A second report published last month by Dame Colette Bowe, which focused on what lessons could be learned from CP5’s poor planning, states: “Whilst not a cause of cost escalation, reclassification exposed a previous reliance by all parties on access to financing that was off government balance sheet as a means of managing financial overruns.”
Even before the reclassification, though, the previous chief executive, Sir David Higgins, had warned that the Office of Rail Regulation’s CP5 settlement for Network Rail of £38.5bn was “unbalanced and therefore unrealistic”.
Bowe certainly alludes to the conflicts between ORR and Network Rail, as well the DfT, when she says: “The definition of organisational responsibilities between the department, Network Rail and the ORR […] were unclear, lacking the relentless focus and clarity required for the design and execution of a major infrastructure programme.”
Interestingly, there have been rumours that Bowe’s report was slightly revised after DfT officials were shocked at the level of criticism they received. True or not, the report is still critical and backs up another rail executive’s view that officials “didn’t have the time or skills” to oversee Network Rail when it was re-nationalised.
A number of rail executives and civil servants privately thought Higgins’ successor, Carne, might not have lasted in the role beyond summer, despite an impressive focus on health and safety. They were concerned the former Royal Dutch Shell executive’s talk of a “digital railway” was in danger of failing to address the more prosaic challenges of a beleaguered Victorian-era network.
Carne claimed technology could vastly improve Network Rail’s performance. In-cab signaling would see signaling failures reduced by 30% and trains running faster, he said.
“Carne pushed too hard for a digital railway,” says one insider. “Network Rail has got to go back to basics - the job is to patch up a railway that is 150 years old.
“Carne came from oil, where the engineering is all about software and sonar. He wanted to change the engineering of Network Rail. That’s fine - as long as the trains are running on time and the engineering does the basics.”
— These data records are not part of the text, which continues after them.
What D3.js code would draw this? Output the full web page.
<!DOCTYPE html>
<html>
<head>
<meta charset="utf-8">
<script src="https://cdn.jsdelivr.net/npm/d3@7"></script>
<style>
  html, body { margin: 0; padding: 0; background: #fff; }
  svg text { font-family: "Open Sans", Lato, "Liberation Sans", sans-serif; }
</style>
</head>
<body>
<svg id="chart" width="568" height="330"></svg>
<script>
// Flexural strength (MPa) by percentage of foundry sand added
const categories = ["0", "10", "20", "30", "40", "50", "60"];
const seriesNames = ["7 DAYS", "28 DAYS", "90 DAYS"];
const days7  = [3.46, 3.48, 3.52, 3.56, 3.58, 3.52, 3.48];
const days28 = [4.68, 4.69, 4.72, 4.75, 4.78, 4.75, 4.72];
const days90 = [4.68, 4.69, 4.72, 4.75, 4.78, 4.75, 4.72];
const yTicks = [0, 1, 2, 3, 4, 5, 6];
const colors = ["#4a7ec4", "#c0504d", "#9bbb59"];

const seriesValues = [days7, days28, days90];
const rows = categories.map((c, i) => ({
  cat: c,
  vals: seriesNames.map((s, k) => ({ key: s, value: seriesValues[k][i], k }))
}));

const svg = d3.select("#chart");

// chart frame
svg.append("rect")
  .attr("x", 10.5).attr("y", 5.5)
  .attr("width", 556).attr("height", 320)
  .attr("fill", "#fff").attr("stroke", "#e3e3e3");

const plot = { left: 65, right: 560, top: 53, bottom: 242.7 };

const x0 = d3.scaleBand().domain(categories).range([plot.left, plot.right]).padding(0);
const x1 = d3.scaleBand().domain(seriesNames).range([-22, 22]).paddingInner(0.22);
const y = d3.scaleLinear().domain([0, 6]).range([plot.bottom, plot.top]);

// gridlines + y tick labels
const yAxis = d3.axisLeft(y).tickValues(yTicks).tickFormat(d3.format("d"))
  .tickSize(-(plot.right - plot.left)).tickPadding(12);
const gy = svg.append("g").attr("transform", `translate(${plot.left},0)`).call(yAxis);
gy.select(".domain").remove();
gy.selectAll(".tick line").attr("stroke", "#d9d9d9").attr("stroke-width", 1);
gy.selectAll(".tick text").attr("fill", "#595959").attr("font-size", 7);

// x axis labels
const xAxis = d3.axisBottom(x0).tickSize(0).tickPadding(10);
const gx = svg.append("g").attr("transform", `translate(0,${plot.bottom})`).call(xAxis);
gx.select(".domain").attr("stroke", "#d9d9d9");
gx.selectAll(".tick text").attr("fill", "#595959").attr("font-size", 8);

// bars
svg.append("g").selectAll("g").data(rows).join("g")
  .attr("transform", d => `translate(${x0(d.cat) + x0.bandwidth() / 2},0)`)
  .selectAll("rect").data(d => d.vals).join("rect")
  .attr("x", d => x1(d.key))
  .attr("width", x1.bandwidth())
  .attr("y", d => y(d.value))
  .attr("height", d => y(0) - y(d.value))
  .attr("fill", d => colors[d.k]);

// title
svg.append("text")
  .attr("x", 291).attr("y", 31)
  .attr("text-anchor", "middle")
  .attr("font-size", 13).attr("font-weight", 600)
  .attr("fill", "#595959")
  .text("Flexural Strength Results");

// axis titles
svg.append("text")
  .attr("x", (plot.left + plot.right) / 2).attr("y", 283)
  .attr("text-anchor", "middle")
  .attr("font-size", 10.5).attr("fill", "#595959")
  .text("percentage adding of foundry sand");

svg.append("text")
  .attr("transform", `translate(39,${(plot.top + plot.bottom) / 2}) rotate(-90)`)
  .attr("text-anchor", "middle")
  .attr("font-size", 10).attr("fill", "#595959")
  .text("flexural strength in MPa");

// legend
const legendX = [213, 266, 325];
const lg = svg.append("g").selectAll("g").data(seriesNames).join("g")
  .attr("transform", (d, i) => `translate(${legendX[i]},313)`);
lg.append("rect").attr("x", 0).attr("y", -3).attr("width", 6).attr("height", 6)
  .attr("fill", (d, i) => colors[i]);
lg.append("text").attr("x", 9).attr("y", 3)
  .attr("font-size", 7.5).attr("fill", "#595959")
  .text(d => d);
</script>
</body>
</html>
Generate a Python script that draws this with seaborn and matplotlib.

The source believes that Network Rail should “give the stations to someone else”. Network Rail owns and looks after 18 of the country’s biggest stations, including Birmingham New Street, Glasgow Central, and 10 in London, such as Cannon Street and Charing Cross.
The Treasury agrees and Osborne has asked officials to look into handing over the management of them to an outsourcing specialist, a developer, or possibly train companies that have experience of running smaller stations.
Officials also want Network Rail to let other companies run its telecoms, such as providing wi-fi to passengers, and energy supply, such as overhead cabling and distribution networks. KPMG has just been appointed to run a six-month review into the latter, which could be sold for an estimated £2bn.
This is on top of the £1.8bn that the DfT and Treasury is letting Network Rail raise from ‘non-core assets’ to meet the rising costs of its programmes, including by selling retail units in its managed stations and depots.
Politically, Osborne needed to be able to tell parliament that Network Rail and, specifically, the Transpennine electrification between Manchester and York, were back on track because of his vision of a “northern powerhouse”.
That is the Chancellor’s third favourite slogan and is a vision of rebalancing the British economy away from its dependence on London.
This lacks detail at the moment, but ministers agree that it is dependent on improving public transport in the north. A source close to the DfT suggests that Osborne would have clamped down harder on spending more on fewer projects in CP5 had it not been for “Osborne’s commitment to the northern powerhouse”.
Whatever the reason, Network Rail appears to have, at last, a viable plan, both in terms of its capital spending programme and the refocusing of the organisation on its traditional role as the country’s train track engineer.
If that plan doesn’t come off, though, Osborne’s claims of being George the Builder will be fatally undermined.